Red Skills or Blue Skills? A Dive Into Skills Published on ClawHub

arXiv cs.CL / 4/16/2026

💬 OpinionSignals & Early TrendsIdeas & Deep AnalysisModels & Research

Key Points

  • The paper studies ClawHub, a large public registry of LLM agent “skills,” by building and normalizing a dataset of 26,502 skills and analyzing language, organization, popularity, and security-related signals.
  • It finds strong cross-lingual patterns: English skills skew toward infrastructure and technical capabilities (e.g., APIs, automation, memory), while Chinese skills cluster more around application scenarios such as media generation, social content, and finance services.
  • The authors report that over 30% of crawled skills show suspicious or malicious labeling via available platform signals, and many skills still lack complete safety observability.
  • They propose an early risk-assessment approach using only submission-time information and evaluate a balanced benchmark of 11,010 skills, with the best Logistic Regression reaching 72.62% accuracy and 78.95% AUROC.
  • Documentation quality is identified as the most informative submission-time signal for predicting skill risk, highlighting public registries as both an enabler for reuse and a new security risk surface.

Abstract

Skill ecosystems have emerged as an increasingly important layer in Large Language Model (LLM) agent systems, enabling reusable task packaging, public distribution, and community-driven capability sharing. However, despite their rapid growth, the functionality, ecosystem structure, and security risks of public skill registries remain underexplored. In this paper, we present an empirical study of ClawHub, a large public registry of agent skills. We build and normalize a dataset of 26,502 skills, and conduct a systematic analysis of their language distribution, functional organization, popularity, and security signals.
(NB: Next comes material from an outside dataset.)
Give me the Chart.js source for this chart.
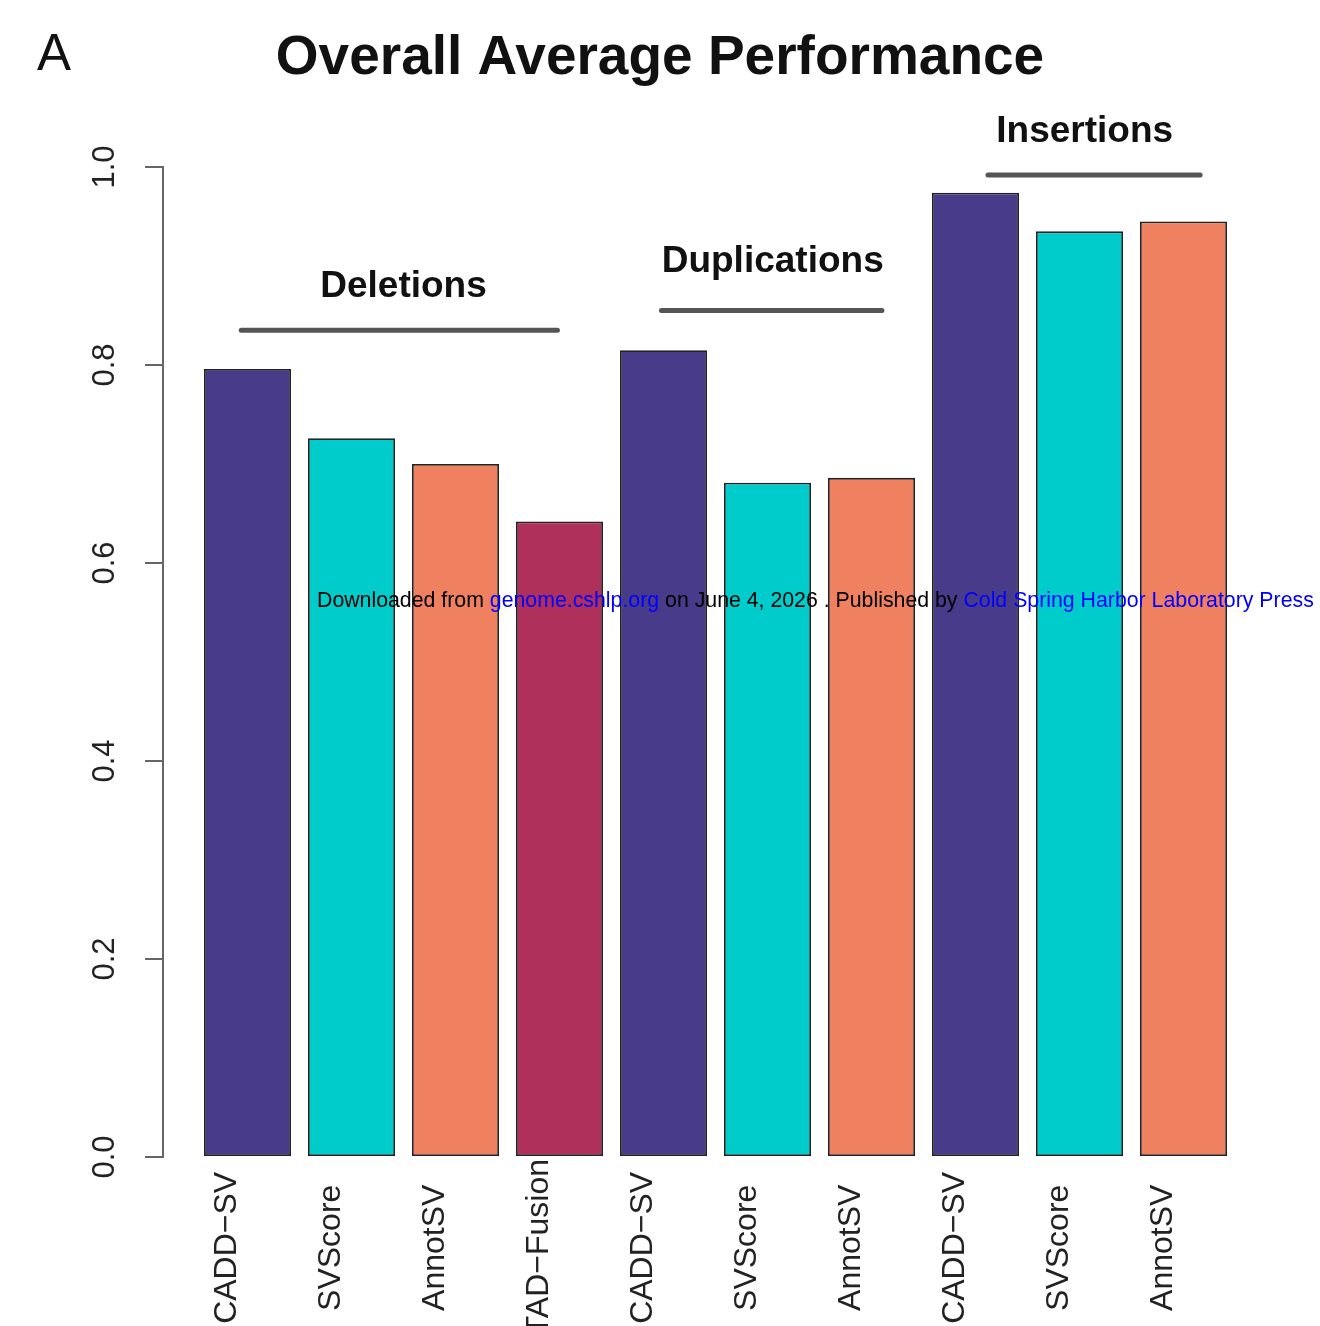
<!DOCTYPE html>
<html>
<head>
<meta charset="utf-8">
<script src="https://cdn.jsdelivr.net/npm/chart.js@4/dist/chart.umd.min.js"></script>
<style>
  html, body { margin: 0; padding: 0; background: #fff; }
  #wrap { width: 1320px; height: 1326px; position: relative; }
</style>
</head>
<body>
<div id="wrap"><canvas id="chart"></canvas></div>
<script>
// Tools scored per structural-variant class
const methods = ['CADD\u2212SV', 'SVScore', 'AnnotSV', 'TAD\u2212Fusion',
                 'CADD\u2212SV', 'SVScore', 'AnnotSV',
                 'CADD\u2212SV', 'SVScore', 'AnnotSV'];
const svClass = ['Deletions', 'Deletions', 'Deletions', 'Deletions',
                 'Duplications', 'Duplications', 'Duplications',
                 'Insertions', 'Insertions', 'Insertions'];
const performance = [0.796, 0.726, 0.700, 0.642, 0.815, 0.681, 0.686, 0.974, 0.935, 0.945];
const yTicks = [0.0, 0.2, 0.4, 0.6, 0.8, 1.0];
const groupNames = ['Deletions', 'Duplications', 'Insertions'];

// Fill colour per tool
const toolColour = {
  'CADD\u2212SV': '#483B89',
  'SVScore': '#00CCCC',
  'AnnotSV': '#EF8060',
  'TAD\u2212Fusion': '#B0305C'
};

// Bracket + label placement above each group (x in bar-index units, y in score units)
const bracketLayout = {
  Deletions:    { x0: -0.06, x1: 2.98, lineY: 0.835, textX: 1.50, textY: 0.879 },
  Duplications: { x0: 3.98,  x1: 6.10, lineY: 0.855, textX: 5.05, textY: 0.904 },
  Insertions:   { x0: 7.12,  x1: 9.16, lineY: 0.992, textX: 8.05, textY: 1.036 }
};

const labelShift = -0.2; // rotated labels sit slightly left of bar centres
const FONT = '"Liberation Sans", Arial, Helvetica, sans-serif';
const X_LABEL_FONT = { family: FONT, size: 32 };
const X_LABEL_PAD = 2;        // gap between axis bottom and label anchor
const X_LABEL_MID = 93;       // rotated labels are centred this far below the axis

// Rotated tick labels are end-anchored by Chart.js; pad them with thin spaces
// so every label ends up centred on the same line below the axis.
const measureCtx = document.createElement('canvas').getContext('2d');
function centredLabel(text) {
  measureCtx.font = X_LABEL_FONT.size + 'px ' + FONT;
  const w = measureCtx.measureText(text).width;
  const wanted = X_LABEL_MID - X_LABEL_PAD - w / 2;
  let out = text;
  while (measureCtx.measureText(out + '\u2009').width - w <= wanted) out += '\u2009';
  return out;
}

const groupBrackets = {
  id: 'groupBrackets',
  afterDatasetsDraw(chart) {
    const { ctx, scales: { x, y } } = chart;
    ctx.save();
    groupNames.forEach(name => {
      const g = bracketLayout[name];
      ctx.strokeStyle = '#555555';
      ctx.lineWidth = 5;
      ctx.lineCap = 'round';
      ctx.beginPath();
      ctx.moveTo(x.getPixelForValue(g.x0), y.getPixelForValue(g.lineY));
      ctx.lineTo(x.getPixelForValue(g.x1), y.getPixelForValue(g.lineY));
      ctx.stroke();
      ctx.fillStyle = '#111111';
      ctx.font = 'bold 37px ' + FONT;
      ctx.textAlign = 'center';
      ctx.textBaseline = 'middle';
      ctx.fillText(name, x.getPixelForValue(g.textX), y.getPixelForValue(g.textY));
    });
    ctx.restore();
  }
};

const panelAndSource = {
  id: 'panelAndSource',
  afterDraw(chart) {
    const ctx = chart.ctx;
    ctx.save();
    // panel letter
    ctx.fillStyle = '#111111';
    ctx.font = '51px ' + FONT;
    ctx.textAlign = 'left';
    ctx.textBaseline = 'alphabetic';
    ctx.fillText('A', 37, 70);
    // download note across the plot
    const parts = [
      ['Downloaded from ', '#000000'],
      ['genome.cshlp.org', '#0000FF'],
      [' on June 4, 2026 . Published by ', '#000000'],
      ['Cold Spring Harbor Laboratory Press', '#0000FF']
    ];
    ctx.font = '21.3px ' + FONT;
    ctx.textBaseline = 'middle';
    let px = 317;
    parts.forEach(([t, c]) => {
      ctx.fillStyle = c;
      ctx.fillText(t, px, 601);
      px += ctx.measureText(t).width;
    });
    ctx.restore();
  }
};

new Chart(document.getElementById('chart'), {
  type: 'bar',
  data: {
    datasets: [{
      label: 'Overall average performance',
      data: performance.map((v, i) => ({ x: i, y: v })),
      backgroundColor: methods.map(m => toolColour[m]),
      borderColor: '#222222',
      borderWidth: 1.8,
      borderSkipped: false,
      categoryPercentage: 1.0,
      barPercentage: 0.837
    }]
  },
  options: {
    responsive: true,
    maintainAspectRatio: false,
    animation: false,
    layout: { padding: 0 },
    plugins: {
      legend: { display: false },
      tooltip: { enabled: false },
      title: {
        display: true,
        text: 'Overall Average Performance',
        color: '#111111',
        font: { family: FONT, size: 55, weight: 'bold', lineHeight: 1.2 },
        padding: { top: 26, bottom: 75 }
      }
    },
    scales: {
      x: {
        type: 'linear',
        offset: false,
        bounds: 'data',
        min: -0.8125,
        max: 10.3125,
        grid: { display: false, drawTicks: false, offset: false },
        border: { display: false },
        afterBuildTicks(scale) {
          scale.ticks = methods.map((_, i) => ({ value: i + labelShift }));
        },
        afterFit(scale) {
          scale.height = 169;
          scale.paddingLeft = 0;
          scale.paddingRight = 0;
        },
        ticks: {
          autoSkip: false,
          minRotation: 90,
          maxRotation: 90,
          padding: X_LABEL_PAD,
          color: '#222222',
          font: X_LABEL_FONT,
          callback: (value, index) => centredLabel(methods[index])
        }
      },
      y: {
        min: 0,
        max: 1,
        afterBuildTicks(scale) {
          scale.ticks = yTicks.map(v => ({ value: v }));
        },
        afterFit(scale) {
          scale.width = 163;
          scale.paddingTop = 0;
          scale.paddingBottom = 0;
        },
        grid: {
          drawOnChartArea: false,
          drawTicks: true,
          tickLength: 18,
          color: '#666666',
          lineWidth: 2
        },
        border: { display: true, color: '#666666', width: 2 },
        ticks: {
          minRotation: 90,
          maxRotation: 90,
          crossAlign: 'center',
          padding: 18,
          color: '#222222',
          font: { family: FONT, size: 31 },
          callback: v => v.toFixed(1)
        }
      }
    }
  },
  plugins: [groupBrackets, panelAndSource]
});
</script>
</body>
</html>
Our clustering results show clear cross-lingual differences: English skills are more infrastructure-oriented and centered on technical capabilities such as APIs, automation, and memory, whereas Chinese skills are more application-oriented, with clearer scenario-driven clusters such as media generation, social content production, and finance-related services. We further find that more than 30% of all crawled skills are labeled as suspicious or malicious by available platform signals, while a substantial fraction of skills still lack complete safety observability. To study early risk assessment, we formulate submission-time skill risk prediction using only information available at publication time, and construct a balanced benchmark of 11,010 skills. Across 12 classifiers, the best Logistic Regression achieves a accuracy of 72.62% and an AUROC of 78.95%, with primary documentation emerging as the most informative submission-time signal. Our findings position public skill registries as both a key enabler of agent capability reuse and a new surface for ecosystem-scale security risk.